The data below should be restated word for word, with every picture omitted.

Recorded data:
○ ○ ○ ○ ○
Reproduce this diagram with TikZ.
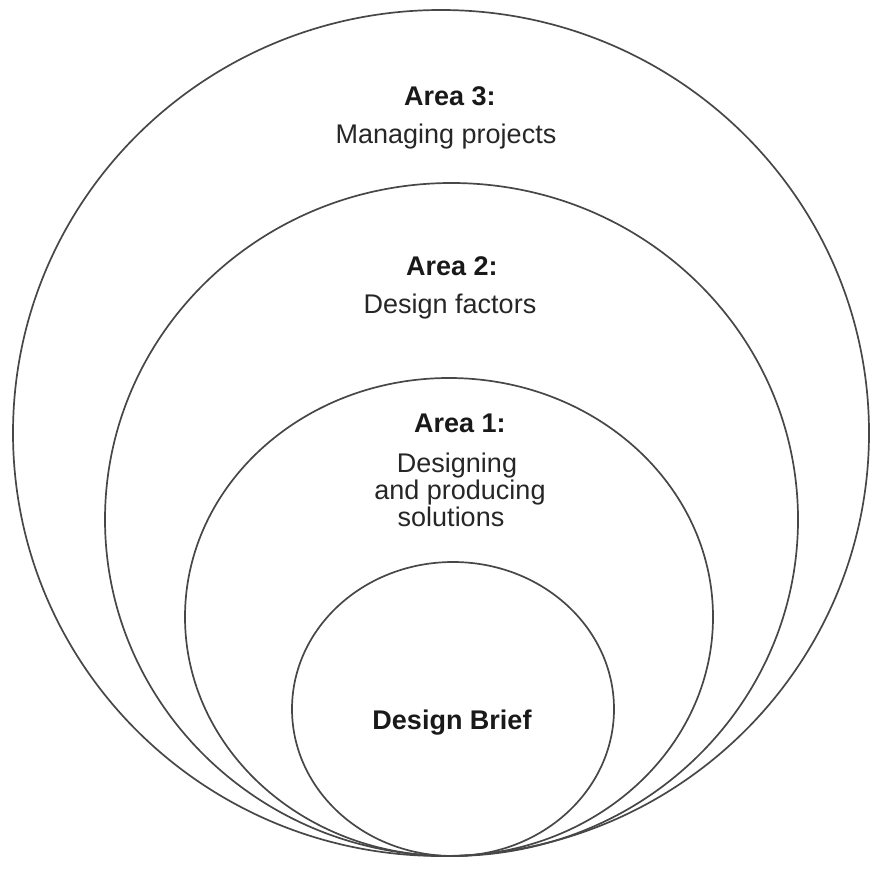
\documentclass[tikz,border=0pt]{standalone}
\usepackage{fontspec}
\setmainfont{Liberation Sans}

\begin{document}
\begin{tikzpicture}[x=0.5pt, y=-0.5pt,
    ring/.style={draw=black!72, line width=0.85pt},
    head/.style={anchor=base, font=\fontsize{13.5}{14}\selectfont\bfseries, text=black!90},
    body/.style={anchor=base, font=\fontsize{13.5}{14}\selectfont, text=black!85, align=center}]
    \useasboundingbox (0,0) rectangle (877,887);

    % Draw the nested areas, all touching at the bottom
    \draw[ring] (441,433) ellipse [x radius=428, y radius=423];
    \draw[ring] (451.5,519.5) ellipse [x radius=346.5, y radius=336.5];
    \draw[ring] (449,617) ellipse [x radius=264, y radius=239];
    \draw[ring] (453,709) ellipse [x radius=161, y radius=147];

    % Add labels
    \node[head] (area3) at (450,106) {Area 3:};
    \node[body] (managing) at (446,144) {Managing projects};
    \node[head] (area2) at (452,276) {Area 2:};
    \node[body] (factors) at (450,314) {Design factors};
    \node[head] (area1) at (460,432) {Area 1:};
    \node[body] (designing) at (457,472) {Designing};
    \node[body] (producing) at (460,499) {and producing};
    \node[body] (solutions) at (451,526) {solutions};
    \node[head] (brief) at (452,729) {Design Brief};
\end{tikzpicture}
\end{document}
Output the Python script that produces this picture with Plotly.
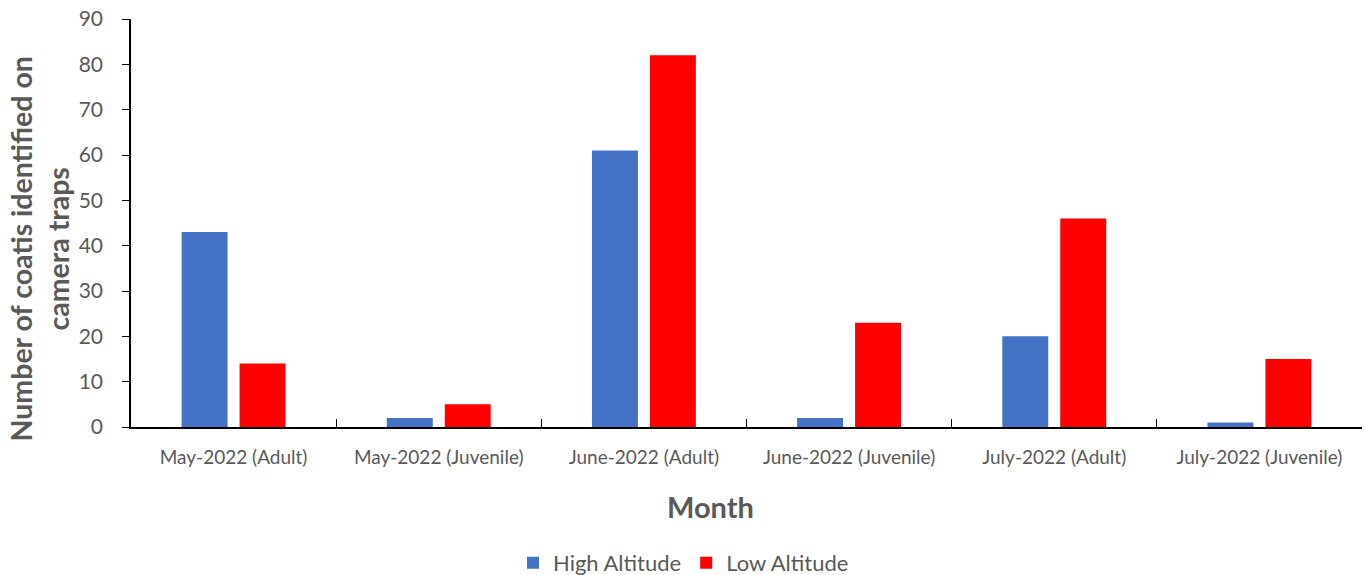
import plotly.graph_objects as go

categories = ["May-2022 (Adult)", "May-2022 (Juvenile)", "June-2022 (Adult)",
              "June-2022 (Juvenile)", "July-2022 (Adult)", "July-2022 (Juvenile)"]
high_altitude = [43, 2, 61, 2, 20, 1]
low_altitude = [14, 5, 82, 23, 46, 15]

font_family = "Lato, 'Open Sans', sans-serif"
gray = "#595959"

fig = go.Figure()
fig.add_trace(go.Bar(name="High Altitude", x=categories, y=high_altitude,
                     marker=dict(color="#4472C4", line=dict(width=0))))
fig.add_trace(go.Bar(name="Low Altitude", x=categories, y=low_altitude,
                     marker=dict(color="#FF0000", line=dict(width=0))))

fig.update_layout(
    width=1367, height=575,
    margin=dict(l=131, r=5, t=19, b=148),
    paper_bgcolor="white", plot_bgcolor="white",
    barmode="group", bargap=0.435, bargroupgap=0.207,
    font=dict(family=font_family, color=gray),
    legend=dict(orientation="h", x=0.5, xref="container", xanchor="center",
                y=0.021, yref="container", yanchor="middle",
                font=dict(size=22, color=gray), itemwidth=30, traceorder="normal"),
    xaxis=dict(
        automargin=False,
        showline=True, linecolor="black", linewidth=1.5,
        ticks="inside", tickson="boundaries", ticklen=8, tickcolor="black",
        tickfont=dict(size=19, color=gray), ticklabelstandoff=12,
        showgrid=False,
    ),
    yaxis=dict(
        automargin=False,
        range=[0, 90], dtick=10,
        showline=True, linecolor="black", linewidth=1.5,
        ticks="outside", ticklen=7, tickcolor="black",
        tickfont=dict(size=21, color=gray), ticklabelstandoff=15,
        showgrid=False, zeroline=False,
    ),
)

# Axis titles
fig.add_annotation(text="<b>Month</b>", xref="paper", yref="paper",
                   x=0.471, y=-0.194, xanchor="center", yanchor="middle",
                   showarrow=False, font=dict(size=29, color=gray))
fig.add_annotation(text="<b>Number of coatis identified on<br>camera traps</b>",
                   xref="paper", yref="paper", x=-0.0745, y=0.436,
                   xanchor="center", yanchor="middle", textangle=-90,
                   showarrow=False, font=dict(size=28.5, color=gray))

fig.write_html("out.html")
○ ○ ○ ○ ○
* Result of the exercise *
Reproduce this diagram with TikZ.
\documentclass[tikz,border=0pt]{standalone}
\usepackage{fontspec}
\setmainfont{Liberation Sans}

\begin{document}
\begin{tikzpicture}[x=0.5pt, y=-0.5pt,
    ring/.style={draw=black!72, line width=0.85pt},
    head/.style={anchor=base, font=\fontsize{13.5}{14}\selectfont\bfseries, text=black!90},
    body/.style={anchor=base, font=\fontsize{13.5}{14}\selectfont, text=black!85, align=center}]
    \useasboundingbox (0,0) rectangle (877,887);

    % Draw the nested areas, all touching at the bottom
    \draw[ring] (441,433) ellipse [x radius=428, y radius=423];
    \draw[ring] (451.5,519.5) ellipse [x radius=346.5, y radius=336.5];
    \draw[ring] (449,617) ellipse [x radius=264, y radius=239];
    \draw[ring] (453,709) ellipse [x radius=161, y radius=147];

    % Add labels
    \node[head] (area3) at (450,106) {Area 3:};
    \node[body] (managing) at (446,144) {Managing projects};
    \node[head] (area2) at (452,276) {Area 2:};
    \node[body] (factors) at (450,314) {Design factors};
    \node[head] (area1) at (460,432) {Area 1:};
    \node[body] (designing) at (457,472) {Designing};
    \node[body] (producing) at (460,499) {and producing};
    \node[body] (solutions) at (451,526) {solutions};
    \node[head] (brief) at (452,729) {Design Brief};
\end{tikzpicture}
\end{document}
Output the Python script that produces this picture with Plotly.
import plotly.graph_objects as go

categories = ["May-2022 (Adult)", "May-2022 (Juvenile)", "June-2022 (Adult)",
              "June-2022 (Juvenile)", "July-2022 (Adult)", "July-2022 (Juvenile)"]
high_altitude = [43, 2, 61, 2, 20, 1]
low_altitude = [14, 5, 82, 23, 46, 15]

font_family = "Lato, 'Open Sans', sans-serif"
gray = "#595959"

fig = go.Figure()
fig.add_trace(go.Bar(name="High Altitude", x=categories, y=high_altitude,
                     marker=dict(color="#4472C4", line=dict(width=0))))
fig.add_trace(go.Bar(name="Low Altitude", x=categories, y=low_altitude,
                     marker=dict(color="#FF0000", line=dict(width=0))))

fig.update_layout(
    width=1367, height=575,
    margin=dict(l=131, r=5, t=19, b=148),
    paper_bgcolor="white", plot_bgcolor="white",
    barmode="group", bargap=0.435, bargroupgap=0.207,
    font=dict(family=font_family, color=gray),
    legend=dict(orientation="h", x=0.5, xref="container", xanchor="center",
                y=0.021, yref="container", yanchor="middle",
                font=dict(size=22, color=gray), itemwidth=30, traceorder="normal"),
    xaxis=dict(
        automargin=False,
        showline=True, linecolor="black", linewidth=1.5,
        ticks="inside", tickson="boundaries", ticklen=8, tickcolor="black",
        tickfont=dict(size=19, color=gray), ticklabelstandoff=12,
        showgrid=False,
    ),
    yaxis=dict(
        automargin=False,
        range=[0, 90], dtick=10,
        showline=True, linecolor="black", linewidth=1.5,
        ticks="outside", ticklen=7, tickcolor="black",
        tickfont=dict(size=21, color=gray), ticklabelstandoff=15,
        showgrid=False, zeroline=False,
    ),
)

# Axis titles
fig.add_annotation(text="<b>Month</b>", xref="paper", yref="paper",
                   x=0.471, y=-0.194, xanchor="center", yanchor="middle",
                   showarrow=False, font=dict(size=29, color=gray))
fig.add_annotation(text="<b>Number of coatis identified on<br>camera traps</b>",
                   xref="paper", yref="paper", x=-0.0745, y=0.436,
                   xanchor="center", yanchor="middle", textangle=-90,
                   showarrow=False, font=dict(size=28.5, color=gray))

fig.write_html("out.html")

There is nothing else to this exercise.